##### RECORDED INFORMATION #####

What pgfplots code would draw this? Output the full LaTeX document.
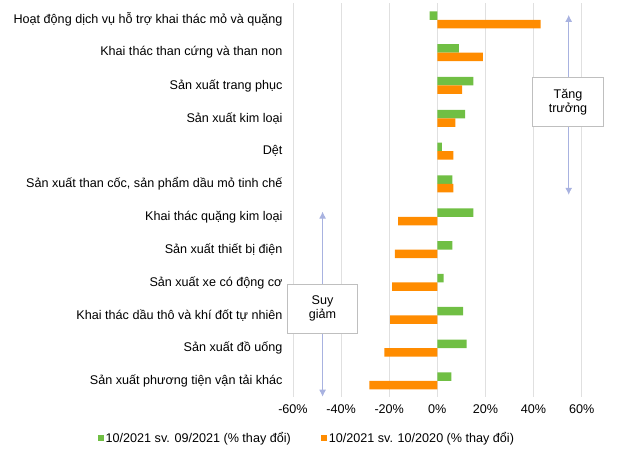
\documentclass[border=0pt]{standalone}
\usepackage{pgfplots}
\pgfplotsset{compat=1.18}
\usepackage{fontspec}
\setmainfont{Liberation Sans}
\usetikzlibrary{arrows.meta}
\definecolor{cgreen}{HTML}{70BF44}
\definecolor{corange}{HTML}{FF8C00}
\definecolor{carrow}{HTML}{A8B2E0}
\begin{document}
\begin{tikzpicture}[font=\fontsize{12.6}{14}\selectfont]
\begin{axis}[
  name=ax,
  scale only axis, width=288.7pt, height=394pt,
  clip=false,
  xmin=-60, xmax=60, ymin=-0.5, ymax=11.5, y dir=reverse,
  xtick={-60,-40,-20,0,20,40,60},
  xticklabels={-60\%,-40\%,-20\%,0\%,20\%,40\%,60\%},
  ytick={0,...,11},
  yticklabels={Hoạt động dịch vụ hỗ trợ khai thác mỏ và quặng,
    Khai thác than cứng và than non,
    Sản xuất trang phục,
    Sản xuất kim loại,
    Dệt,
    {Sản xuất than cốc, sản phẩm dầu mỏ tinh chế},
    Khai thác quặng kim loại,
    Sản xuất thiết bị điện,
    Sản xuất xe có động cơ,
    Khai thác dầu thô và khí đốt tự nhiên,
    Sản xuất đồ uống,
    Sản xuất phương tiện vận tải khác},
  major tick length=0pt,
  axis line style={draw=none},
  xmajorgrids, grid style={draw=black!12, line width=0.8pt},
  xbar, bar width=8.5pt,
  yticklabel style={xshift=-7pt},
  xticklabel style={yshift=-4pt},
  legend style={at={(0.048,-0.078)}, anchor=north, draw=none, legend columns=2,
    /tikz/every even column/.append style={column sep=28pt}},
  legend image code/.code={\fill[#1] (0pt,-3pt) rectangle (6pt,3pt);},
]
\addplot[fill=cgreen, draw=none, bar shift=4.25pt] coordinates {
  (-3.2,0) (9.0,1) (15.0,2) (11.5,3) (1.9,4) (6.2,5)
  (15.0,6) (6.2,7) (2.6,8) (10.7,9) (12.2,10) (5.8,11)};
\addplot[fill=corange, draw=none, bar shift=-4.25pt] coordinates {
  (42.9,0) (18.9,1) (10.3,2) (7.5,3) (6.7,4) (6.7,5)
  (-16.3,6) (-17.7,7) (-18.75,8) (-19.6,9) (-22.0,10) (-28.3,11)};
\legend{10/2021 sv. 09/2021 (\% thay đổi), 10/2021 sv. 10/2020 (\% thay đổi)}
\draw[carrow, line width=1pt, {Latex[length=7pt,width=7pt]}-{Latex[length=7pt,width=7pt]}]
  (axis cs:54.6,-0.15) -- (axis cs:54.6,5.33);
\node[draw=black!25, fill=white, align=center, minimum width=70.6pt, minimum height=49pt, line width=0.8pt]
  at (axis cs:54.3,2.5) {Tăng\\trưởng};
\draw[carrow, line width=1pt, {Latex[length=7pt,width=7pt]}-{Latex[length=7pt,width=7pt]}]
  (axis cs:-47.7,5.84) -- (axis cs:-47.7,11.48);
\node[draw=black!25, fill=white, align=center, minimum width=70.6pt, minimum height=49pt, line width=0.8pt]
  at (axis cs:-47.7,8.8) {Suy\\giảm};
\end{axis}
\path (ax.south west) ++(-293pt,-56.6pt) rectangle ++(630pt,454pt);
\end{tikzpicture}
\end{document}
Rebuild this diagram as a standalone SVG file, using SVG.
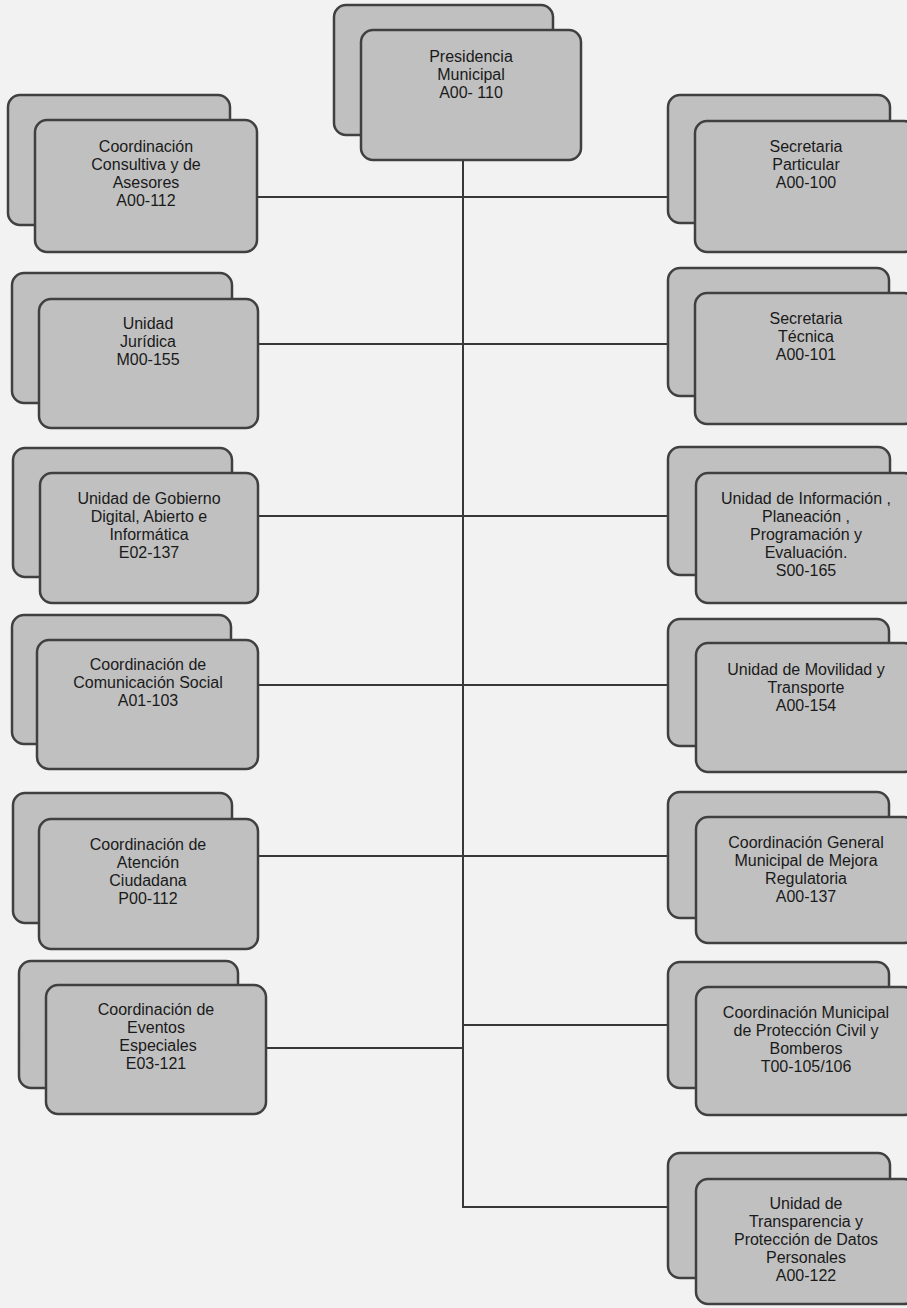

#####

→ **WORK INSTRUCTIONS**
Give the data above again in full and unchanged, skipping the pictures.

→ **CORRECT ANSWER**
What pgfplots code would draw this? Output the full LaTeX document.
\documentclass[border=0pt]{standalone}
\usepackage{pgfplots}
\pgfplotsset{compat=1.18}
\usepackage{fontspec}
\setmainfont{Liberation Sans}
\usetikzlibrary{arrows.meta}
\definecolor{cgreen}{HTML}{70BF44}
\definecolor{corange}{HTML}{FF8C00}
\definecolor{carrow}{HTML}{A8B2E0}
\begin{document}
\begin{tikzpicture}[font=\fontsize{12.6}{14}\selectfont]
\begin{axis}[
  name=ax,
  scale only axis, width=288.7pt, height=394pt,
  clip=false,
  xmin=-60, xmax=60, ymin=-0.5, ymax=11.5, y dir=reverse,
  xtick={-60,-40,-20,0,20,40,60},
  xticklabels={-60\%,-40\%,-20\%,0\%,20\%,40\%,60\%},
  ytick={0,...,11},
  yticklabels={Hoạt động dịch vụ hỗ trợ khai thác mỏ và quặng,
    Khai thác than cứng và than non,
    Sản xuất trang phục,
    Sản xuất kim loại,
    Dệt,
    {Sản xuất than cốc, sản phẩm dầu mỏ tinh chế},
    Khai thác quặng kim loại,
    Sản xuất thiết bị điện,
    Sản xuất xe có động cơ,
    Khai thác dầu thô và khí đốt tự nhiên,
    Sản xuất đồ uống,
    Sản xuất phương tiện vận tải khác},
  major tick length=0pt,
  axis line style={draw=none},
  xmajorgrids, grid style={draw=black!12, line width=0.8pt},
  xbar, bar width=8.5pt,
  yticklabel style={xshift=-7pt},
  xticklabel style={yshift=-4pt},
  legend style={at={(0.048,-0.078)}, anchor=north, draw=none, legend columns=2,
    /tikz/every even column/.append style={column sep=28pt}},
  legend image code/.code={\fill[#1] (0pt,-3pt) rectangle (6pt,3pt);},
]
\addplot[fill=cgreen, draw=none, bar shift=4.25pt] coordinates {
  (-3.2,0) (9.0,1) (15.0,2) (11.5,3) (1.9,4) (6.2,5)
  (15.0,6) (6.2,7) (2.6,8) (10.7,9) (12.2,10) (5.8,11)};
\addplot[fill=corange, draw=none, bar shift=-4.25pt] coordinates {
  (42.9,0) (18.9,1) (10.3,2) (7.5,3) (6.7,4) (6.7,5)
  (-16.3,6) (-17.7,7) (-18.75,8) (-19.6,9) (-22.0,10) (-28.3,11)};
\legend{10/2021 sv. 09/2021 (\% thay đổi), 10/2021 sv. 10/2020 (\% thay đổi)}
\draw[carrow, line width=1pt, {Latex[length=7pt,width=7pt]}-{Latex[length=7pt,width=7pt]}]
  (axis cs:54.6,-0.15) -- (axis cs:54.6,5.33);
\node[draw=black!25, fill=white, align=center, minimum width=70.6pt, minimum height=49pt, line width=0.8pt]
  at (axis cs:54.3,2.5) {Tăng\\trưởng};
\draw[carrow, line width=1pt, {Latex[length=7pt,width=7pt]}-{Latex[length=7pt,width=7pt]}]
  (axis cs:-47.7,5.84) -- (axis cs:-47.7,11.48);
\node[draw=black!25, fill=white, align=center, minimum width=70.6pt, minimum height=49pt, line width=0.8pt]
  at (axis cs:-47.7,8.8) {Suy\\giảm};
\end{axis}
\path (ax.south west) ++(-293pt,-56.6pt) rectangle ++(630pt,454pt);
\end{tikzpicture}
\end{document}
Rebuild this diagram as a standalone SVG file, using SVG.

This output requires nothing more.